Development team can deploy a new version of our online store at least twice a week.

This describes how system performs in the deploya-bility dimension.

Considerations about quality attributes

Measurability & Testability

One of the most important considerations about quality attributes is that they have to be measurable and testable.

If we can’t objectively measure and consistently test to prove that our system satisfies the required quality attributes, then we can’t actually know if our system performs well or performs poorly in regards to that requirement.

Example 4

When a user clicks on the Buy button, the purchase confirmation must be displayed quickly to the user.

Now, if we design a system such that it displays the confirmation within 200 milliseconds.

Now, since we couldn’t measure what the word quickly really meant, we can’t know if 200 milliseconds is good or bad.

There is no single architecture that can provide all the quality attributes

If there was such and architecture, then everyone would use it for every system and software architecture job would not exist :)

The reason is obviously that certain quality attributes contradict with each other.

So some combinations of quality attributes are either very hard to achieve or are even impossible.

We have to make the right trade-off.

The job of the software architect is to make the right choice by evaluating trade-off. Prioritizing some quality attributes over the others and designing the system in a way that will give us the highest chance for success.

Example 5

We may have have two conflicting requirements for our system’s login page. One requirement states that a user should log in to our system very quickly, preferably under one second.

The other requirement tells us to provide security to protect the user’s account.

We have two contradicting quality attributes,

1. Performance
2. Security

That for the user to log in, they will need to type in some sort of password, and also, to protect that password, we need to use something like SSL, which is a technology that allows us to protect that password from being intercepted by a third party.

But making a user type in their username and password, and also making the network request using SSL, makes the login process slower, which goes directly against the first requirement to make the login process as fast as possible.

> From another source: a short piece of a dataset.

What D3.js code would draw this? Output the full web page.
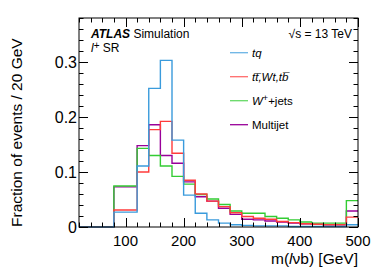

Feasibility of The Requirement

The third important consideration in regards to quality attributes, it’s the feasibility of their requirements. It is up to us, the designers of the system, to make sure that the system that we’re attempting to design and later build is even capable of delivering what the client is asking for.

In some cases, because the client is not technical, they may ask for something that is either technically impossible, or prohibitively expensive to implement, and it is the architects job to call that out early on in the process.

Example 6

One example of an unfeasible requirement is unrealistic low latency expectations. For example, if the network latency between a client in South America and the closest data center where we run our system in U.S. East, is anywhere between 100 or 150 milliseconds, then we cannot guarantee page loads to be less than 100 milliseconds.

Actually, we can’t even guarantee a latency close to that, because loading a page using HTTP requires multiple round trips as part of its protocol, as well as potentially loading multiple assets.

So, before approving a requirement, we may even need to consult with people with domain expertise to make sure that we can actually deliver on what we promise.